1. Have you ever asked "what's for dinner?" while lunch was being served?
2. Have you ever wondered what to order at a restaurant because everything on the menu looked yummy, interesting and affordable?
3.Have you ever asked "when do we eat again?", an hour after a prodigious meal?
Questions you will always get from me, addressed to most often hubby or my dad, and sometimes new acquaintances:
When do we eat again? (This after I had just tucked in the last piece of cake)
Can I order an appetizer, soup and salad? (No, not to share, hubby)
Can I order a main dish and dessert? (After finishing off the appetizer, soup and salad)
Can we come back here to taste the other items you forebade me to order? (due to the fact that we've ordered enough for an army , and there's just the 2 of us)
Can I pass by Great? City Super? Santis? Rustan's? I just want to look at some stuff. I won't buy anything, I promise.
Why do you always question how much I order? I can finish everything. (Doggy bags please)
Why are you so kuripot (stingy) when it comes to food? We only live once. I don't want to die without having a good meal. (After the bill comes and they complain I've ordered too much)
Questions/Comments/Reprimands I always get:
Haven't you ordered enough? We can always come back.
I thought you were on a diet?!
Oh no, not a supermarket again! 5 minutes is always an hour, and not spending means a wallet-hurting grocery bill.
Are you sure you can finish that? We'll have to take it home again!
Everyone's looking at our groaning table. There's only two of us and 7 dishes!
What do you mean "where do we eat tonight?" After that meal, we probably won't!
Cebu, 1999 - A friend and I entered a seafood resto at 1:30, famished. We ordered 1 whole grilled talakitok (good for 4), grilled squid, 1/4 kilo lechon cebu, rice, sauteed kangkong, and leche flan. We finished at 3pm, appeased.
Cebu 1999- Same friend. Same takaw-tingin and patay-gutom attitude. In a Japanese resto at a mall we ordered prawn tempura, miso soup, beef teppanyaki, chicken teriyaki, rice and udon. The table of 5 businessmen beside us were chortling.
Singapore 2002 - Hubby was busy with business, I was 7 months preggy with a license to wolf down anything edible. Thinking I only had one whole day to satisfy my cravings and curiosity, I ate Hainanese Chicken Rice for lunch at a roadside stall. After an hour I spied an oyster cake vendor so I promptly sat down and enjoyed my 10" oyster omelet, washed down with a fresh fruit shake. Setting off by foot to explore the Arabian and Indian Villages, by 4 pm I was aching to lie down in the comfy hotel bed. But I hadn't eaten anything Indian yet so I had a biryani complete with side dishes (eggplant and other mushy stuff) and a small serving of chicken curry. After that gastronomically exhaustng day hubby and his mates decided on dinner at Newton Circus. So it was po phia time, chicken and beef satay, chili crab, laksa and noodles.

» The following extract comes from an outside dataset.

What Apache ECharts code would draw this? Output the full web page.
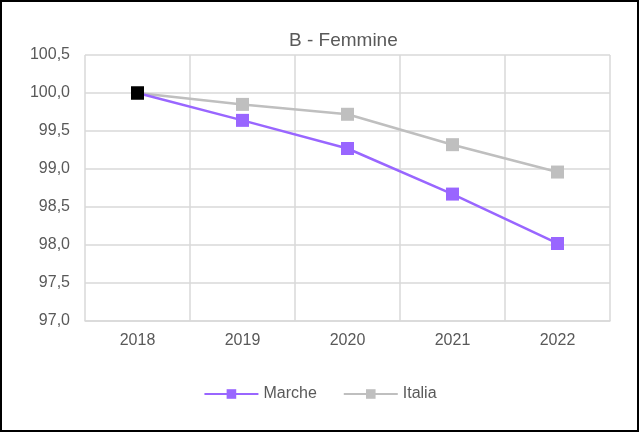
<!DOCTYPE html>
<html><head><meta charset="utf-8">
<script src="https://cdn.jsdelivr.net/npm/echarts@6/dist/echarts.min.js"></script>
<style>html,body{margin:0;padding:0;background:#fff}#c{width:640px;height:434px}</style>
</head><body><div id="c"></div>
<script>
const categories = ['2018','2019','2020','2021','2022'];
const marche = [100.0, 99.64, 99.27, 98.67, 98.02];
const italia = [100.0, 99.85, 99.72, 99.32, 98.96];
const titleText = 'B - Femmine';
const seriesNames = ['Marche','Italia'];

const chart = echarts.init(document.getElementById('c'), null, {renderer:'canvas'});
const FONT = '"Liberation Sans", Arial, sans-serif';
function withFirstBlack(arr){
  return arr.map((v,i)=> i===0 ? {value:v, itemStyle:{color:'#000'}} : v);
}
chart.setOption({
  animation:false,
  backgroundColor:'#fff',
  title:{text:titleText,left:284,top:26,textStyle:{fontFamily:FONT,fontSize:19,fontWeight:'normal',color:'#595959'}},
  graphic:[{type:'rect',shape:{x:1,y:1,width:637,height:430},style:{fill:'none',stroke:'#000',lineWidth:2},silent:true}],
  grid:{left:85,right:30,top:55,bottom:113,containLabel:false},
  legend:{bottom:27,left:'center',itemWidth:54,itemHeight:12,itemGap:26,
    textStyle:{fontFamily:FONT,fontSize:16,color:'#595959'},data:seriesNames},
  xAxis:{type:'category',data:categories,boundaryGap:true,
    axisLine:{lineStyle:{color:'#d9d9d9',width:1.5}},axisTick:{show:false},
    splitLine:{show:true,interval:0,lineStyle:{color:'#d9d9d9',width:1.5}},
    axisLabel:{fontFamily:FONT,fontSize:16,color:'#595959',margin:12}},
  yAxis:{type:'value',min:97,max:100.5,interval:0.5,
    axisLine:{show:false},axisTick:{show:false},
    splitLine:{lineStyle:{color:'#d9d9d9',width:1.5}},
    axisLabel:{fontFamily:FONT,fontSize:16,color:'#595959',margin:15,
      formatter:v=>v.toFixed(1).replace('.',',')}},
  series:[
    {name:'Marche',type:'line',data:withFirstBlack(marche),symbol:'rect',symbolSize:13,
      lineStyle:{color:'#9966ff',width:2.5},itemStyle:{color:'#9966ff'},z:3},
    {name:'Italia',type:'line',data:withFirstBlack(italia),symbol:'rect',symbolSize:13,
      lineStyle:{color:'#bfbfbf',width:2.5},itemStyle:{color:'#bfbfbf'},z:2}
  ]
});
</script></body></html>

The cab driver who took me to Jurong Bird Park and The Japanese Gardens cautioned me against eating too much spicy food because I was pregnant. His warning went unheeded. I probably gained a good 5 lbs that day, and 5 more after the trip. And no, little boy wasn't 9 or 10 lbs when he greeted the world, so all that weight just made my existing salbabida (love handles)even more noticeable.

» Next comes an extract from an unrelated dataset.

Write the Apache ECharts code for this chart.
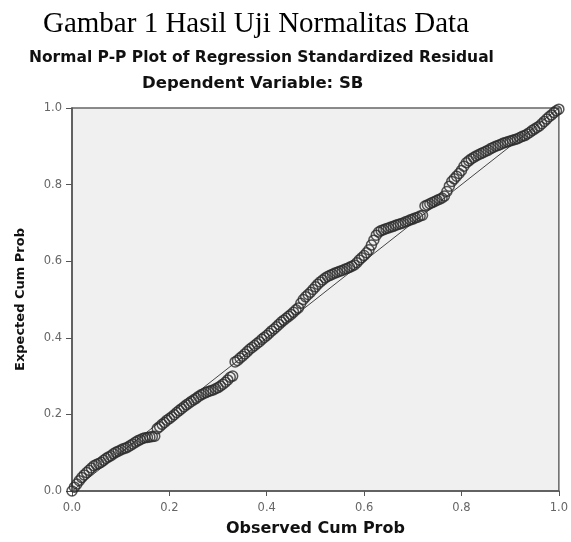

Everyday of every year: I just HAVE to taste anything that comes my way, whether it's a teeny-weeny food sample in a supermarket; a streetside stall emitting smoke from sizzling grease offering HK10 tummy-fillers; a new bakery with the same old, same old displays of BBQ pork and tuna and corn bun; a hastily-opened pack of biscuits when I pay a surprise visit to a friend.
I live to eat. Food, in all its reincarnations, is an obsession. What to eat, what to order, how to cook, where to eat, when to eat, these are profound questions, to be taken seriously, especially when asked by this food junkie.